12. A signal is a power signal if the signal has average power equal to __________
a) Infinite
b) Finite
c) Zero
d) Does not depend on the average power value

Explanation: A signal is said to be a power signal if and only if the average power of the signal is finite. In other words, we can say that a signal is a power signal if the energy of the signal is infinite, i.e., E = ∞.

13. A signal is an energy signal if the signal has average energy equal to __________
a) Infinite
b) Finite
c) Zero
d) Does not depend on the average energy value

Explanation: A signal is said to be an energy signal if and only if the average energy of the signal is finite. In other words, we can say that a signal is an energy signal if the average power of the signal is infinite, i.e., P = ∞.

14. The energy in the time-domain representation of a signal is the same as in the frequency domain representation normalized by ___________
a) 2π
b) π
c) $$\frac{π}{2}$$
d) $$\frac{π}{4}$$

Explanation: The solution lies in the basic definition of Parseval’s theorem.
We know that Parseval’s energy and power theorem states that, the energy in the time-domain representation of a signal is equal to the energy in the frequency domain representation normalized by 2π.

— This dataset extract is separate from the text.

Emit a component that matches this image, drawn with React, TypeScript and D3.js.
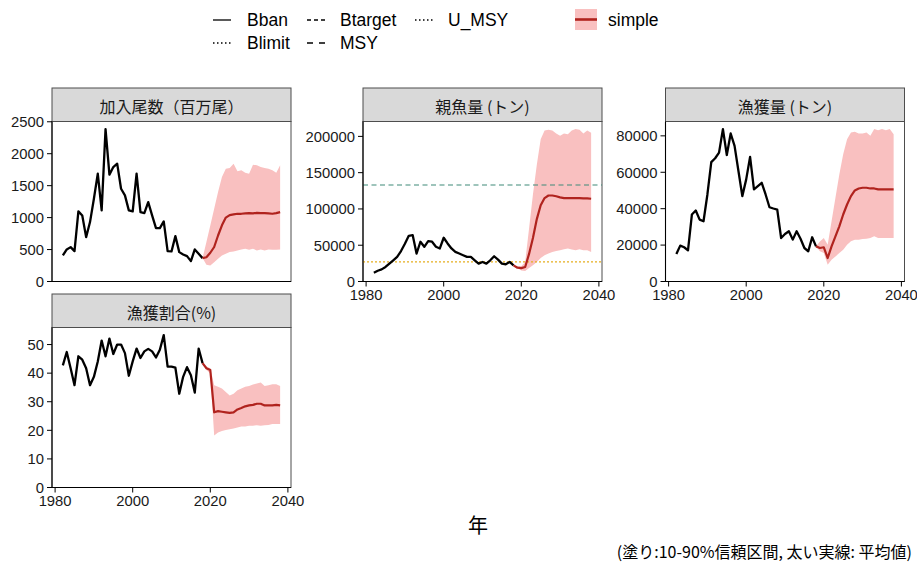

15. The system characterized by the equation y (t) = ax (t) + b is ____________
a) Linear for any value of b
b) Linear if b>0
c) Linear if b<0
d) Non-linear

Explanation: The system is non-linear. The principle of homogeneity states that if for any input signal X (t), i.e. scaling any input signal scales the output signal by the same factor, then the signal X (t) is homogeneous. Because x (t) does not lead to y (t) = 0, which is a direct violation of the principle of homogeneity.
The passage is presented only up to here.